Washington Increasing numbers of homeowners who can afford their mortgage payments and have no plans to move are still wondering if they should walk away from their home because the value has dropped.
During a recent online discussion, reader “Florida Chick” wrote that her house cost $550,000 when she bought it new in 2006. She put down 20 percent. She has a 30-year fixed mortgage of 6.125 percent. Her house is now worth about $350,000.
“I am going broke using savings to pay this mortgage,” she wrote. “I want to walk and rent. Why shouldn’t I? I do not want to be an American sucker.”
If Florida Chick has to use her savings to pay her mortgage, she already was in trouble long before the housing bubble burst.
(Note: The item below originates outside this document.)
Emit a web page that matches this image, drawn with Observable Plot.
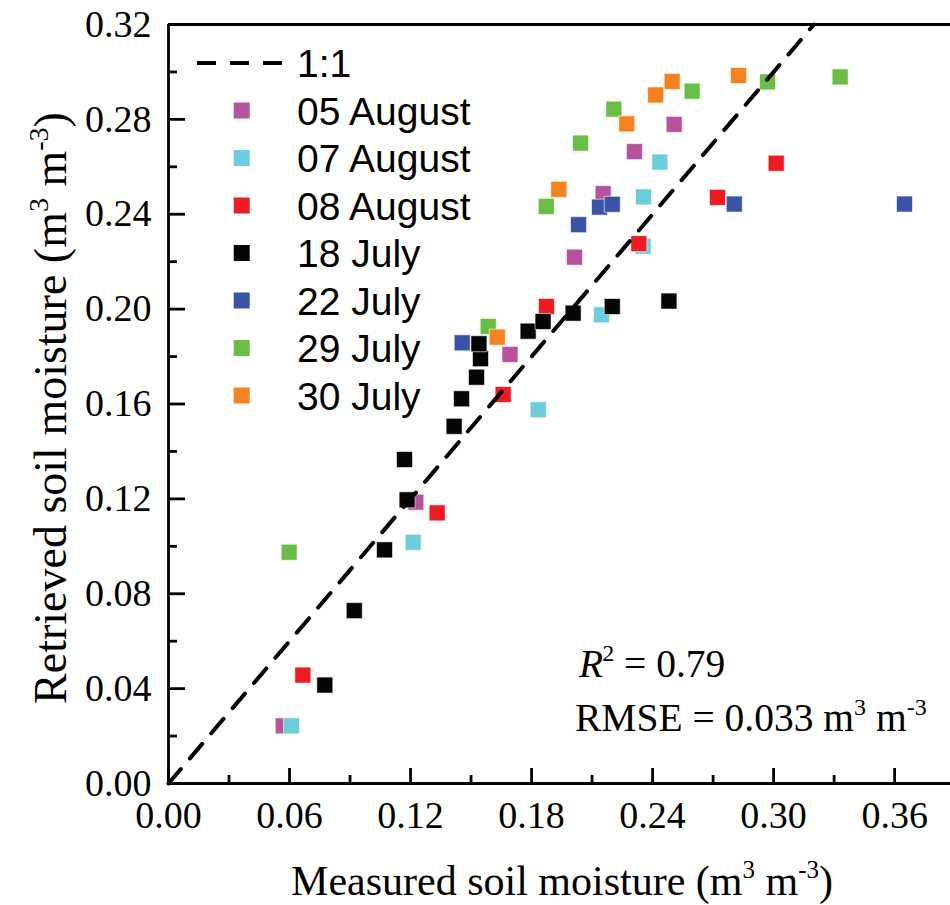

Her frustration is what I’m hearing from a lot of other people: They feel duped because the value of their homes has decreased. Since others have walked away, the Florida homeowner feels she’s within reason to negate her promise to pay.
This walkaway strategy is relevant only if you can’t pay the mortgage. The current value on your home only matters if you need to move and you can’t sell the home for enough to pay off the mortgage. In both cases, you have a serious problem.
Before the recession and the equivalent of a housing market earthquake, many borrowers bought into the notion that their homes would always increase in value. We know now that was not a rule of thumb to live by.
Why you shouldn’t walk
There are plenty of reasons to stay put. To start, walking away will devastate your credit ratings, making it more expensive in the future to buy again. It will likely cost you more to rent because a landlord will check your rating and may demand a larger security deposit and perhaps higher rent to ensure you won’t abandon your lease.
Walking when you are in the financial position to pay your mortgage is not right or wise. You don’t get a free pass to indignation if you can afford your mortgage but you want to split because the value is down. If you do this for that reason alone, you’re not a sucker. You’re foolish.
Here’s another question from the same online discussion about moving from two incomes to one.
“I am quitting my $100,000-a-year job to stay at home with my 2-year-old and twins, who will be born this spring,” the reader wrote. “We have no debt besides our mortgage (about $2,000 a month). My husband also makes $100,000 a year. However, I am frightened about what this will do to us. We don’t spend frivolously, but we don’t pinch pennies either. We have about $50,000 in savings, but plan to use some of that to buy a bigger car that will accommodate three (children’s) car seats. How can we plan now so we’re not struggling later?”
Looking to the future
I have one word that will help anybody at any income level. Budget.
This couple should start now living on that one income. They should look for every place they can cut — cable, cell phone plans, eating out, insurance, etc. When they remove expenses for child care, commuting costs and other expenses with working full time — including eating out because one or both spouses are too tired to cook — they may find they won’t have to reduce their standard of living that much.
This couple has put themselves in a good position by buying a home with a monthly mortgage they can afford on one income. That’s huge and will help them now that the wife wants to stay home. And I agree about paying cash for the car. In fact, I would look for a late-model reliable used car instead of buying a new one. Yes, that will deplete their emergency money. But with one income, they shouldn’t add any debt if they can help it.
The housing meltdown reaffirmed what many people should have known before buying a home. Your primary home is not just an investment. It’s first a place to live. So buy what you can afford for the long term.